The sun had yet to disperse the late spring mist that was clinging to Whitehall like fog on an undeveloped film. It was not yet eleven, an uncommon time for guests to be found in The Kremlin. Yet when Elizabeth walked in bearing the spoils of her trip to the Tachbrook Street market Goodfellowe had already been waiting for some time.

‘I invited myself. Sorry,’ he offered, and nothing more.

She looked searchingly at him – the sapless cheeks, the rim of sleeplessness around the eyes, the hurriedly knotted tie. Elizabeth said nothing, disappearing into the kitchen with her carrier bags of meat and herbs and reappearing moments later bearing two huge glasses – bowls, almost – of oranged-renched champagne. ‘You obviously need it. I’ve a feeling I may be in need of it, too.
Nazdarovie.’

They raised the glasses and continued to sit silently
for a while. He’d rehearsed his thoughts in fine detail throughout the night, yet the lack of sleep had caused their rhythm to disappear and with it his resolution. He needed the drink.

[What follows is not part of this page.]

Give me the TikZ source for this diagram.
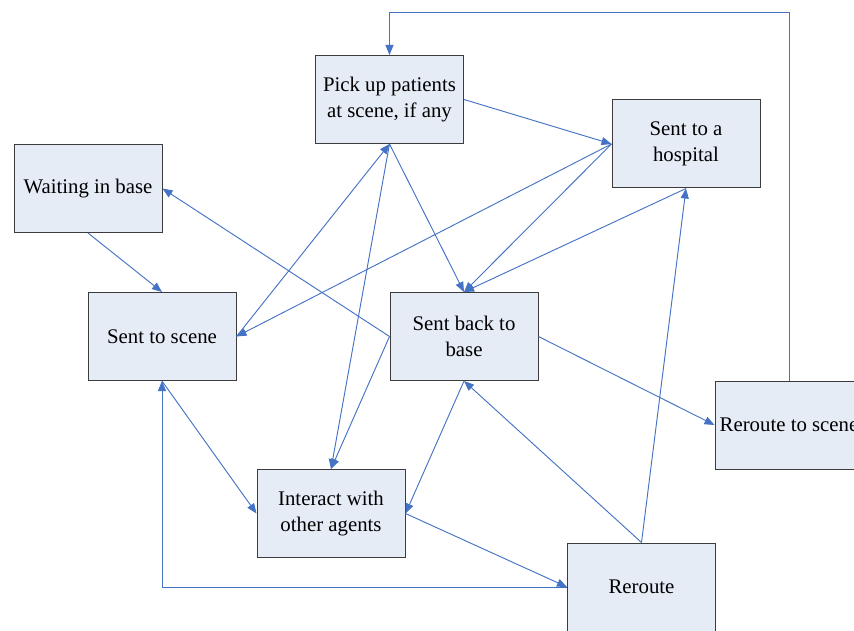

‘Is that piano for real?’ he asked, searching for somewhere, anywhere, to start.

‘What are you, from Trading Standards? You want to know whether my piano is a genuine Tsar Nicholas with authentic Bolshevik bullet holes? The twenty pounds I paid for it in a Ukrainian street market says it is, and I consider it entirely possible that the date of 1932 on the maker’s stamp inside is a wicked forgery. But you know me, I’m just a gullible wee girl.’

‘Do I know you? Truth is, I know very little about you.’

‘A maid of mystery.’

‘De Vries. Is that a maiden name, a married name?’

‘Neither. But I was scarcely likely to flourish on Planet Westminster with a name like Molly O’Malley, was I now? We came from County Carlow, my parents were great traditionalists. Molly was good enough for Daddy’s grandmother, so it was good enough for me. Elizabeth de Vries is a stage name that I use in this little basement theatre. On the other side of the water I’m Molly O’Malley and proud of it.’

‘Unusual. Someone in Westminster who seems to know precisely who they are.’

His maudlin observation was interrupted as the door swung open. In came a street cleaner – highway sanitation officer, in the jargon of Westminster City Council’s multiple employment codes, complete with
luminous overjacket and cigarette wedged behind his ear. His strides, languorous and loose, brought him clumping across the floor to a point where he stood distractedly in front of Elizabeth, clutching his cap and conducting a patient examination of his nails.

‘Mornin’, Libby.’ He ignored Goodfellowe completely.

‘Good morning to you, Ted,’ she replied, extracting a folded ten-pound note from the pocket on her blouse and handing it across.

Ted replaced his cap with a gesture that might have been a form of awkward salute and, without passing another word, departed.

Goodfellowe sat mesmerized. ‘A man of restricted vocabulary,’ he muttered, ‘but apparently very flexible understanding of the street sweeper’s book of rules. Have I just seen a backhander being passed?’

‘Backhanders are for cynics,’ Elizabeth chided, ‘and totally unnecessary in this island of opportunity which you politicians have created, where the streets are not only paved with gold but always swept scrupulously clean. Particularly outside busy restaurants.’

‘Tell me that wasn’t a backhander.’

Elizabeth gave the point careful, even extravagant consideration before replying. ‘This is the way it works. Ted is my turf adviser. He advises me on the turf. Once a week I give him ten pounds to place on a horse he fancies – after all, what do we Irish lasses understand about such things? He’s very conscientious, regular as rain. Never offers an ungentlemanly word. And who knows, one day I might even win. In the meantime he and his crew do a wonderful job
with those messy black bags on the pavement outside, don’t you think?’